The Court has reviewed the Magistrate Judge’s Recommended Decision, together with the entire record, and has made a de novo determination of all matters adjudicated by the Magistrate Judge’s Recommended Decision. For the reasons set forth in this opinion, the Court REJECTS the Recommended Decision of the Magistrate Judge and DENIES Defendant’s Motion to Compel Arbitration and Dismiss or, in the Alternative, Stay Proceedings as to the Claims of Plaintiffs Canales and Fears (Docket # 11).

SO ORDERED.

. Mr. Canales also questioned whether the National Labor Relations Board decision, D. R. Horton, Inc. and Michael Cuda, No. 12-CA-25764, 2012 WL 36274, 2012 NLRB LEXIS 11 (Jan. 3, 2012), affects the enforceability of the arbitration agreement here. As the Court concludes that the agreement is not enforceable for another reason, it does not reach the D.R. Horton issue.

. In response to Mr. Canales's objection, Phoenix accuses him of attempting to "trivialize two of the First Circuit cases cited by Defendants.” Def.’s Resp. at 6. Phoenix cites Soto-Alvarez v. American Invest. & Mgmt. Co., 561 F.Supp.2d 228 (D.P.R.2008) as one of the supposedly trivialized cases. Id. But Mr. Canales’s objection did not refer to Soto-Alvarez; his objection referred to Soto v. State Indus. Prods., Inc., 642 F.3d 67 (1st Cir.2011).

. As the Magistrate Judge noted, there is no particular reason to apply Maine law to this dispute given that the contract was not formed in Maine and Mr. Canales has no known connection to Maine. Recommended Decision at 6. The Court uses Maine state contract law as a proxy for "ordinary state-law principles.” First Options, 514 U.S. at 944, 115 S.Ct. 1920.

. But see Betts v. SGE Mgmt., LLC, 402 Fed.Appx. 475, 478 (11th Cir.2010) (finding that under Texas law, "as long as an arbitration agreement is part of a larger contractual relationship, even provisions that create a unilateral right to opt out of arbitration cannot undermine the consideration of the underlying contract or the promises to arbitrate") (citation and internal punctuation omitted).

. As earlier noted, Phoenix cites Soto-Alvarez, a district court case from Puerto Rico, as authority for its motion to compel arbitration. Def.’s Resp. at 6-7 (citing Soto-Alvarez, 561 F.Supp.2d at 228).
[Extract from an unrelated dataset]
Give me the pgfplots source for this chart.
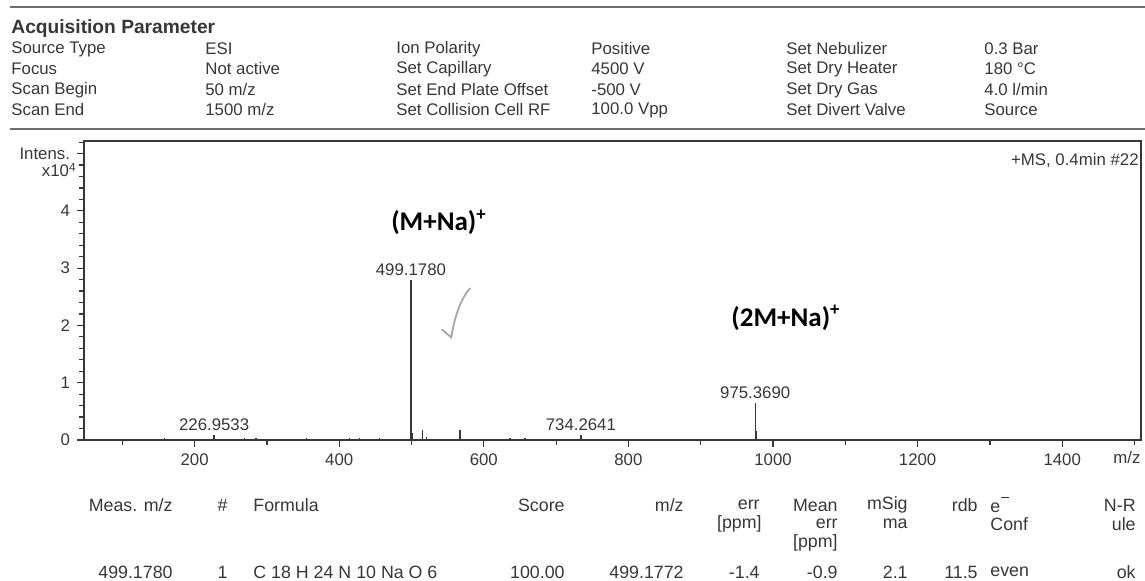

The Soto-Alvarez case, however, is of little assistance because the district court never addressed an illusory consideration issue. 561 F.Supp.2d at 231 ("[t]he evidence in the record shows that the arbitration agreement between the parties [wa]s a valid contractual obligation under Puerto Rico law, and Plaintiff ... presented no arguments to the contrary”).